Hi,
I am new to system verilog, so please excuse me if my questions are basic and silly.
Is there a way to wait for two events in system verilog, which will happen at the same time stamp.
For Example: If there are two differential clocks, A and B, in a system. I want to check for the rising edge of A and falling edge of B.
fork
@(posedge A);
@(negedge B);
join
The above code worked for me, but i want to know if there is any other way to achive the same with a single line statement.
What you wrote is fine as long as you don’t care if the two events don’t happen at the same time or not. You should not worry about whether it is one statement or two; what is important is that it correctly captures the intent of the functionality you need.
If you do care that they happen at the same time, then is there some amount of skew possible? If so, you will have to sample the two signals with a third clock, or use one clock to sample the other. You might want to look at the expect statement to wait for a sequence to happen.
Hi Dave,
Thanks for your reply. The two signals are differential clock signals i.e B is inverted clock of A. The posedge of A and negedge of B happens at the same time. There is no skew between the two clocks. But even if there is some skew, the fork join will work.
As this is not a temporal expression i am not using the expect statement. I just want my code to proceed when these two events happen at the same time.
Assuming that there is no skew between clock A and its inverted clock B, which is the bestway to check that both posedge of A and negedge of B happens at the same time stamp?
As soon as you say you want to check to signals happen at the same time, you are talking about temporal expressions. What do you consider not at the same time? The fork/join assumes that to two events always occur in pairs, and they are always the same number of both events. That would be true if clock A was simply the inversion of clock B (i.e. no gating). In that case you might want to use a basic Verilog timing check to verify that.
@(posedge A or negedge B); //if you want that goes if either A or B happens. Not exactly what you want but you can use it creatively
//The Following will not work
@(posedge A and negedge B);//Notice that this is not allowed because two different events cannot be in the same delta and will be never triggered.
//However, you can use
@(posedge A iff (B==0));//This will trigger when posedge clock event A is triggered and the value of B is zero. The problem with this is that it doesn't ensure that B was triggered at the same time.
As Dave already said, the definition of at the same time for signals means a logical relation.

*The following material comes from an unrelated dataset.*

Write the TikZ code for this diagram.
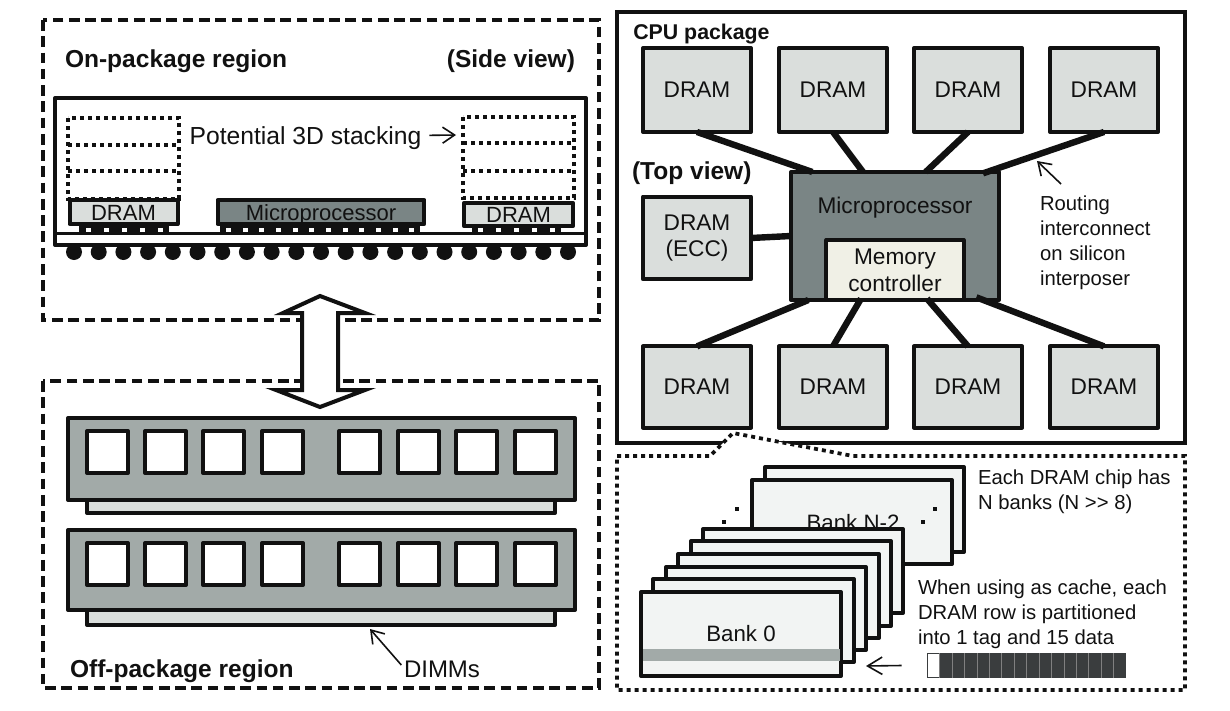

In your case, it would be just to check that relation and wait for one of the signals since they change at the same time.
assert (A != B) $display ("OK. A equals not B");
else $error("It's gone wrong");
//Another way to check
fork
begin
forever
begin
@(A iff (B==A));
$display ("This is an unexpected ERROR on A event");
end
end
begin
forever
begin
@(B iff (B==A));
$display ("This is an unexpected ERROR on B event");
end
end
begin
forever
begin
@(A iff (B!=A));
$display ("This is OK and what should happens anycase");
end
end
join_none
You can also check if two events are aliased to each other
event evt1, evt2, evt3;
initial
begin
evt1 = evt2;
if (evt1 == evt2)
$display("evt1 == evt2");
if (evt1 === evt2)
$display("evt1 === evt2");
if (evt1 != evt3)
$display("evt1 != evt3");
if (evt3 != null)
$display("evt3 != null");
end
endprogram
The $display system tasks display the following:
evt1 == evt2
evt1 === evt2
evt1 != evt3
evt3 != null
In comparing named events, the case equality operator === works the same as the equality operator ==, and the case inequality operator !== works the same as the inequality operator !=.